The prevention of elder financial exploitation has been top of mind for regulators and states for years, begging the question – why didn’t these firms act in the face of blatant red flags? In 2018, the Senior Safe Act went into effect, which promotes reporting of suspected elder financial abuse by financial institutions who report instances to relevant authorities. The North American Securities Administrators Association has also developed a model act designed to prevent the financial exploitation of vulnerable adults, which has been adopted in part or in full by over 40 states. In recent years, FINRA has also implemented new rules designed to curb senior financial fraud, such as FINRA 2165 and FINRA 4512. FINRA 2165 permits firms to place temporary holds on accounts when financial exploitation is suspected, and FINRA 4512.06 authorizes firms to disclose account information to a trusted contact person associated with a customer’s account.
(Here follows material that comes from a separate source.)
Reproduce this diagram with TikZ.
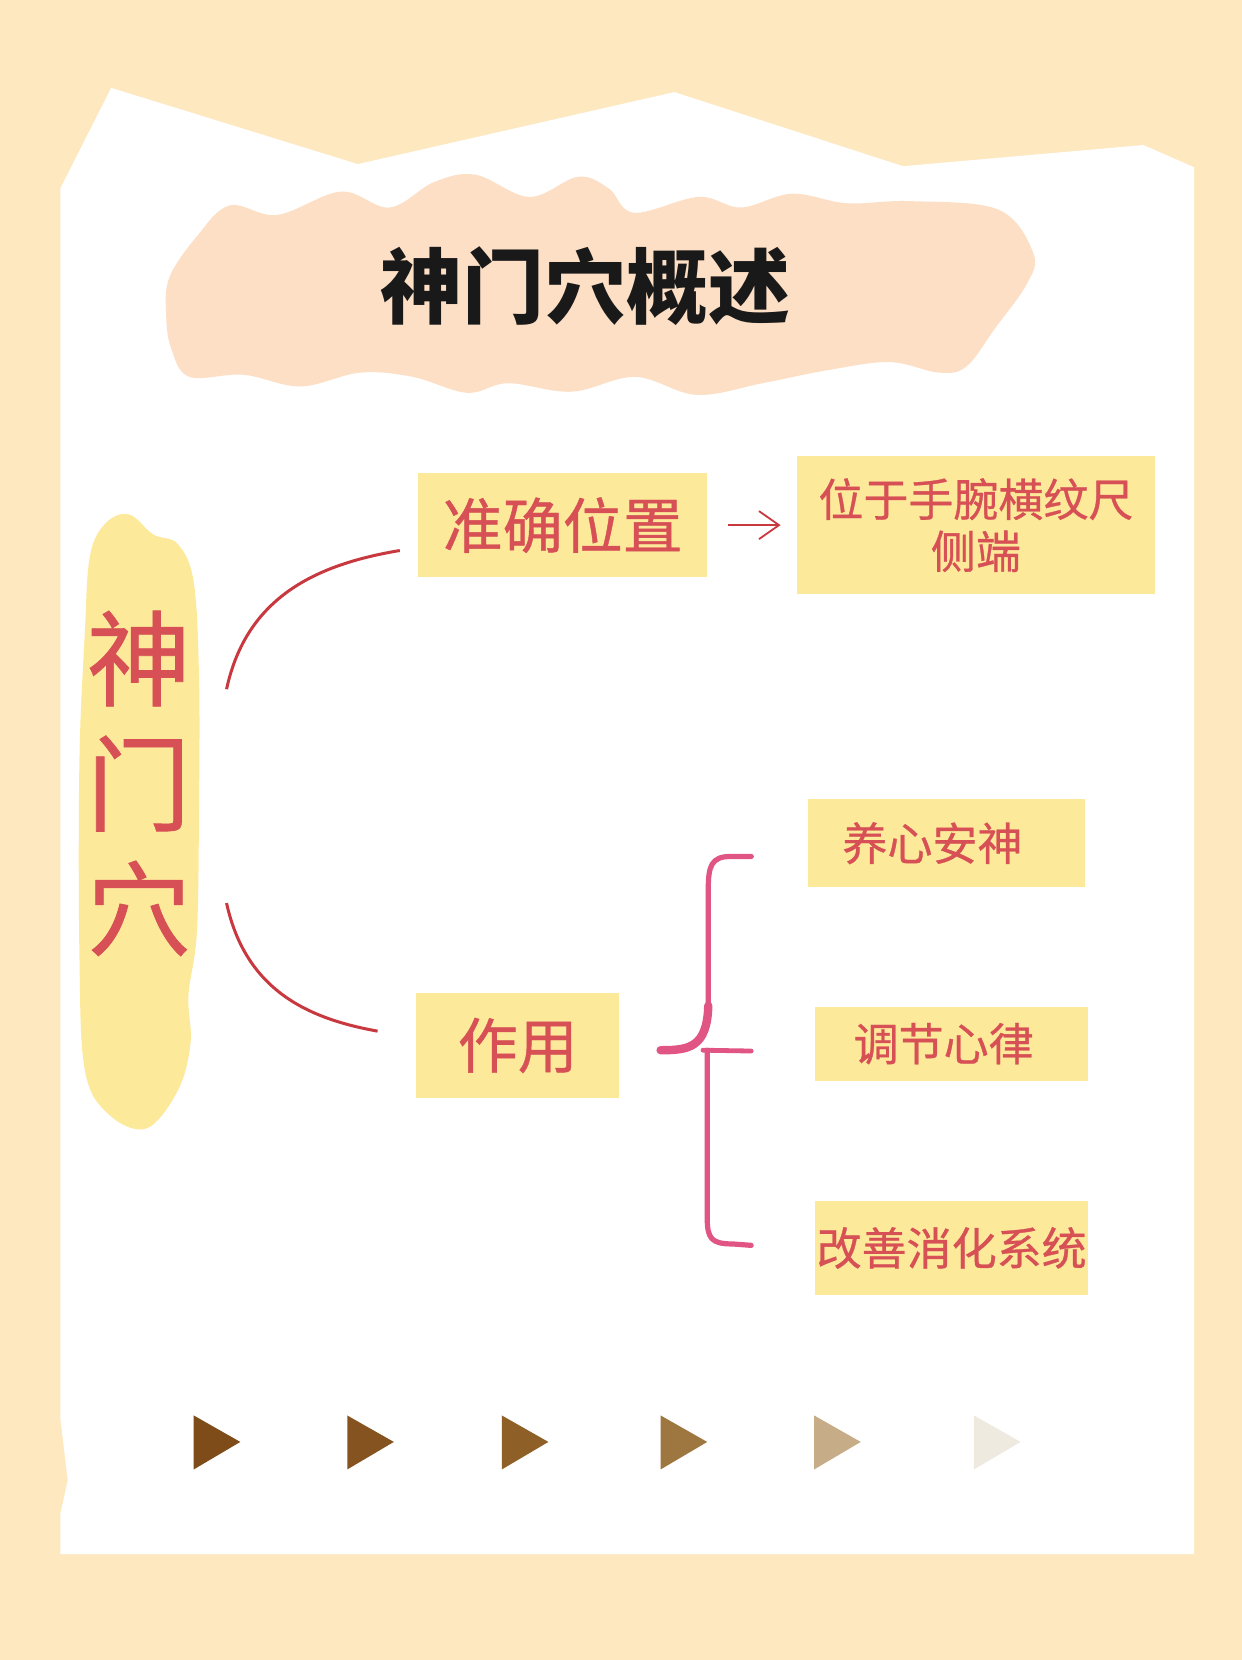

Despite these protections, financial firms, including  JPMS, Schwab, and Francis Financial, seem to be dropping the ball when it comes to protecting the nation’s seniors against financial exploitation and such firms must be held accountable for such failures.  Goodness forbid that any institution hold themselves accountable, but at Malecki Law, our Manhattan-based financial senior fraud lawyers will work to force them to be accountable.